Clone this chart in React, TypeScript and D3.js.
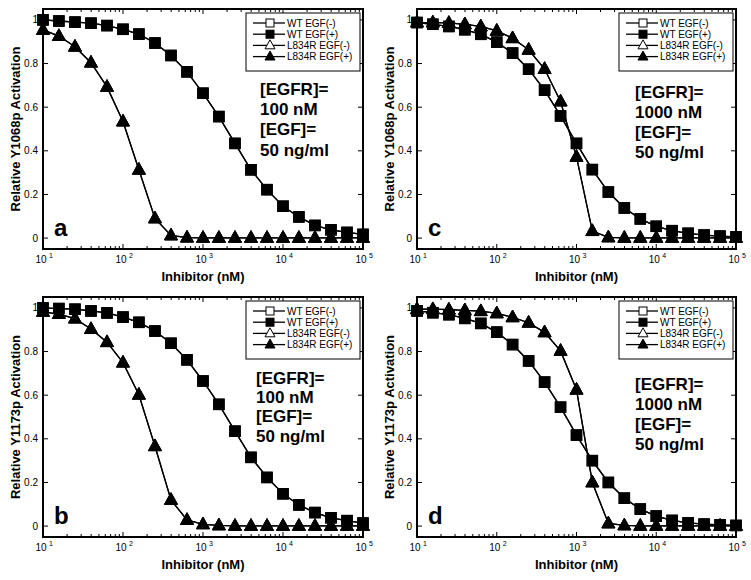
......
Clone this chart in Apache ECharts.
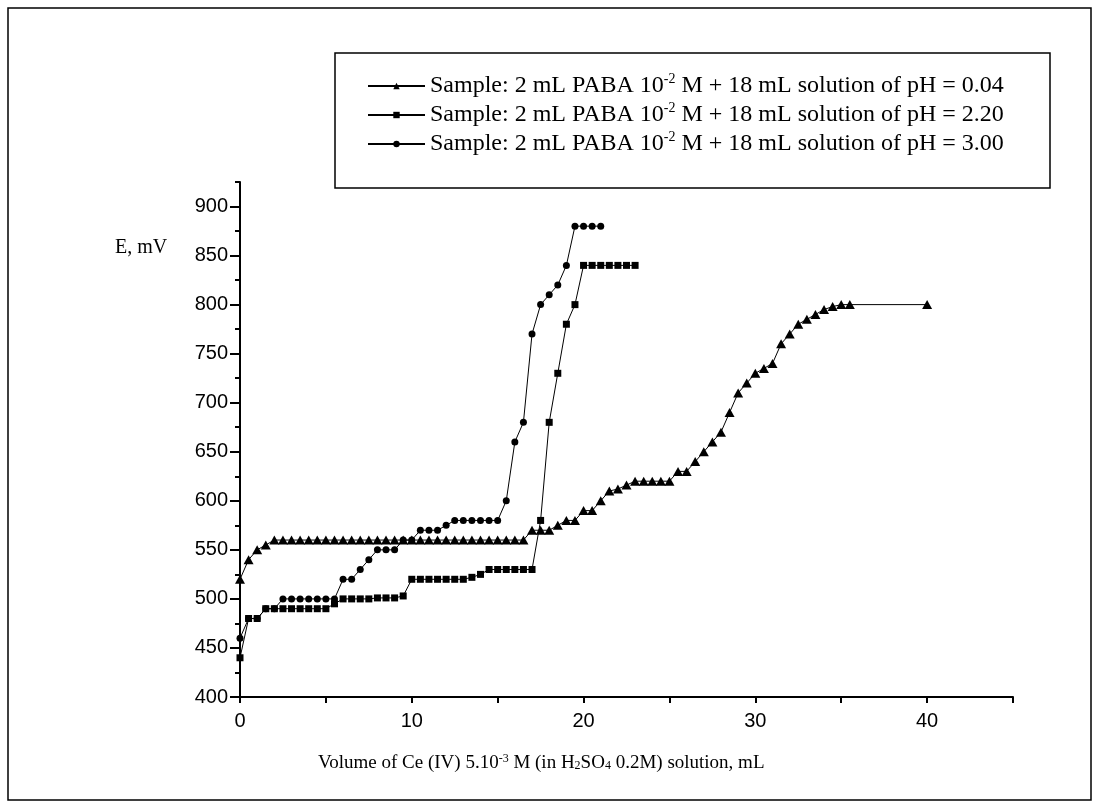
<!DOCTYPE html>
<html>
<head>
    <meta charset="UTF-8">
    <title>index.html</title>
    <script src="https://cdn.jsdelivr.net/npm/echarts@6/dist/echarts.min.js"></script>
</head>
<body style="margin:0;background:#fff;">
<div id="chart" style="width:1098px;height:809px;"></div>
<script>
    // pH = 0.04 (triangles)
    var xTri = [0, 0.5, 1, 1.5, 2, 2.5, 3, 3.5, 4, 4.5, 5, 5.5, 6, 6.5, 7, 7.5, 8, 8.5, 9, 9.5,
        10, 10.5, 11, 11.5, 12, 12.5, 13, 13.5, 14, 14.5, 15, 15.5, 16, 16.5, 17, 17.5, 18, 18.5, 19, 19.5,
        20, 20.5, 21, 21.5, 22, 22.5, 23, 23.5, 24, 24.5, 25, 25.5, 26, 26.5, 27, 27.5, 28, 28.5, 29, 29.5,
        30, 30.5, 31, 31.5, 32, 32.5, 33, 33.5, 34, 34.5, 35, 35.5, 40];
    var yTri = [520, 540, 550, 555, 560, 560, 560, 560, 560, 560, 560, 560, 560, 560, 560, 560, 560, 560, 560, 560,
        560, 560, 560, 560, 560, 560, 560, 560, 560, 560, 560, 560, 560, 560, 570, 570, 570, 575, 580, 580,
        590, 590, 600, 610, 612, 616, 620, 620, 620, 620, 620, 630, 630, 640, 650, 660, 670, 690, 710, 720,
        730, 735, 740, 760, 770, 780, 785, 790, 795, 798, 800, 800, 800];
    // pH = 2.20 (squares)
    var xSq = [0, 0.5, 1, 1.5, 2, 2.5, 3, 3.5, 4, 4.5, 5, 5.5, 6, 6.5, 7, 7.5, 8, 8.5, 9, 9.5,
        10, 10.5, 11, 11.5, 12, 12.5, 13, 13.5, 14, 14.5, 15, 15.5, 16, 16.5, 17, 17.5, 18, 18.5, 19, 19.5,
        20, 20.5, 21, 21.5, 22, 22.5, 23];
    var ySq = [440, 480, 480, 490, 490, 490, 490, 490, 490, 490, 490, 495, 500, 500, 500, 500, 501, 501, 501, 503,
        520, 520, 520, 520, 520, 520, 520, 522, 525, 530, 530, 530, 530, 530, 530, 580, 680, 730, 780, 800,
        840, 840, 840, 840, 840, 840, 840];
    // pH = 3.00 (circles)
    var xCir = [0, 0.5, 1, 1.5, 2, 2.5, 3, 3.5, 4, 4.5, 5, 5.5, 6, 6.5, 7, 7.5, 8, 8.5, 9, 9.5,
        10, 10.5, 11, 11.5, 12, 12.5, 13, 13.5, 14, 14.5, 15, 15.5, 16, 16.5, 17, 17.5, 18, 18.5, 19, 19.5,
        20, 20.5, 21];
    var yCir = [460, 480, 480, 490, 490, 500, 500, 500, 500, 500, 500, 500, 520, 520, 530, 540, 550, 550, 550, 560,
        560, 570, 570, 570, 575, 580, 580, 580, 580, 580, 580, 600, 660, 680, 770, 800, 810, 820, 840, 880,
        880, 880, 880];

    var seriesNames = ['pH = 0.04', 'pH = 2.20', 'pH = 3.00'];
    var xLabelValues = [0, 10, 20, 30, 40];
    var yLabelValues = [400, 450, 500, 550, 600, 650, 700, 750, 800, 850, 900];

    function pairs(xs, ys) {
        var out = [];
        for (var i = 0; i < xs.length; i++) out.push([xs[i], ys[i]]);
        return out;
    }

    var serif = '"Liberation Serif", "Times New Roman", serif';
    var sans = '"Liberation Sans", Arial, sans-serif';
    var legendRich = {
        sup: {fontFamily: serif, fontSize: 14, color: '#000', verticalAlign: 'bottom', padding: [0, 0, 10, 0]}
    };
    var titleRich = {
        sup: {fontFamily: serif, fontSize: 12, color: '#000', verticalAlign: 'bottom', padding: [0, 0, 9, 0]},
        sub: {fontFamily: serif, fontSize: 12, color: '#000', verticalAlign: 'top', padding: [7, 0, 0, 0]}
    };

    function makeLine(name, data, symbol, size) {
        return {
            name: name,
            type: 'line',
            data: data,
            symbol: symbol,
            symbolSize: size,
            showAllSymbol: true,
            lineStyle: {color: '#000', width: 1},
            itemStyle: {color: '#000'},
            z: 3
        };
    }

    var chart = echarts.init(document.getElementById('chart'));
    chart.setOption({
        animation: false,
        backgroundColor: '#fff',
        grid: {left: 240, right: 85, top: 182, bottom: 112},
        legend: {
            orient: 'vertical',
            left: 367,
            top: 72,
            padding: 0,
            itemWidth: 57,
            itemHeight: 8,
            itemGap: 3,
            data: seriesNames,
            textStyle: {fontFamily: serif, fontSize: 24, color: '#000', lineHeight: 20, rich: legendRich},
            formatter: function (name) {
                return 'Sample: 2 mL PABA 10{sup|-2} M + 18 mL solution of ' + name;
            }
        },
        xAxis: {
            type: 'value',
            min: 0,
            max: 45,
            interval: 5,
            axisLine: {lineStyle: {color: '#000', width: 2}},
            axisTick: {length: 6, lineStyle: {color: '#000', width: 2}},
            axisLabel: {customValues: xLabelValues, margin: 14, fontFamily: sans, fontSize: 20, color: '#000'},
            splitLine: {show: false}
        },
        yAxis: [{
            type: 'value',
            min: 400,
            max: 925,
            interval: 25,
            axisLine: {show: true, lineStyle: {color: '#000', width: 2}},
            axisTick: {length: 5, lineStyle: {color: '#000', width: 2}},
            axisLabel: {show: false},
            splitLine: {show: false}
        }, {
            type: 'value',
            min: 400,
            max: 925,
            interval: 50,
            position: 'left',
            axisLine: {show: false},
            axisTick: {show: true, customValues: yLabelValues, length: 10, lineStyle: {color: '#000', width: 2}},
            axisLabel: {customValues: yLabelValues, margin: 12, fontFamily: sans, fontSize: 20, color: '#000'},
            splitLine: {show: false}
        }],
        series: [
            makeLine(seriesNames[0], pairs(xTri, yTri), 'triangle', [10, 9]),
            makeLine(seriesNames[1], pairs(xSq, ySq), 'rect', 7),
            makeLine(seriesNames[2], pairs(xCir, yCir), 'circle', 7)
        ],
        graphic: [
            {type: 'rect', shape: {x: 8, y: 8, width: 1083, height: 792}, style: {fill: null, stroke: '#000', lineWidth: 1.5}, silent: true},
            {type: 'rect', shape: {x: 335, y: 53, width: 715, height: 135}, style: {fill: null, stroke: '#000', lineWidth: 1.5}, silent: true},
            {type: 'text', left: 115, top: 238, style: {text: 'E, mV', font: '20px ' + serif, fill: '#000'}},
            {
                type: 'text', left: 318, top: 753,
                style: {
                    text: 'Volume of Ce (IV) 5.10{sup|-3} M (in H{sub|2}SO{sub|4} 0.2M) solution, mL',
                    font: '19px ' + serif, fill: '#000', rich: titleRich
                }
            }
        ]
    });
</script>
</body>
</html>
......
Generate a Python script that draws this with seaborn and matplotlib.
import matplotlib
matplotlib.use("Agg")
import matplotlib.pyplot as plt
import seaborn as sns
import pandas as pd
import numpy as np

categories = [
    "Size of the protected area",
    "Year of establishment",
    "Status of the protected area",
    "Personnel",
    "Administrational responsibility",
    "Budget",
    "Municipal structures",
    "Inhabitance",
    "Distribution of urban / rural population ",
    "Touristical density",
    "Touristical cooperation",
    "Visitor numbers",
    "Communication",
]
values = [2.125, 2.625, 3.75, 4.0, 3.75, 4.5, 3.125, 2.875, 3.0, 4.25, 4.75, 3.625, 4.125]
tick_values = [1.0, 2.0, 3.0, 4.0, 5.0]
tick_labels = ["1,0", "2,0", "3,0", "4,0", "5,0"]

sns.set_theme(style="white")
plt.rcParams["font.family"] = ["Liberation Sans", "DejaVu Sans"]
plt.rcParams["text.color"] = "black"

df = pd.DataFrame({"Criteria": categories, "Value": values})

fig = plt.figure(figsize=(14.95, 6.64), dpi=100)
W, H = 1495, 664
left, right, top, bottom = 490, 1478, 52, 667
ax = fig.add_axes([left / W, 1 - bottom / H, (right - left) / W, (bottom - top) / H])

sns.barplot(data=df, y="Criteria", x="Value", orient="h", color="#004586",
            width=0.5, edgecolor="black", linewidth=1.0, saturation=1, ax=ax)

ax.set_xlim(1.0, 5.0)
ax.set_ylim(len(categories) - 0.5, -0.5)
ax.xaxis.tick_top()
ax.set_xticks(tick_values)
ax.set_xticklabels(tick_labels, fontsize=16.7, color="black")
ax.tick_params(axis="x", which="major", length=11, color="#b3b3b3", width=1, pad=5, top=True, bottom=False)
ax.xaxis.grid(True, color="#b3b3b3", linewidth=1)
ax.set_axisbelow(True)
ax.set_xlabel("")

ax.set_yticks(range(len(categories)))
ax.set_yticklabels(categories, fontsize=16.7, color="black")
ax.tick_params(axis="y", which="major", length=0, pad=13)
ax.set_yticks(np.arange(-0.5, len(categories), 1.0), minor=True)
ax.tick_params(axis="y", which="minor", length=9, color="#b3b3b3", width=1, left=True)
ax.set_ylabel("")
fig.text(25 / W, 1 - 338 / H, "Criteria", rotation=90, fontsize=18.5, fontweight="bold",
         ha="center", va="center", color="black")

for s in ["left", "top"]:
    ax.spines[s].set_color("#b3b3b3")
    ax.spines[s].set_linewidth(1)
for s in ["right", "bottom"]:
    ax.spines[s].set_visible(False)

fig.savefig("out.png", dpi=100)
......
Set task. Pick each line holding the word "Clone" out of the listing.

Written response.
Clone this chart in React, TypeScript and D3.js.
Clone this chart in Apache ECharts.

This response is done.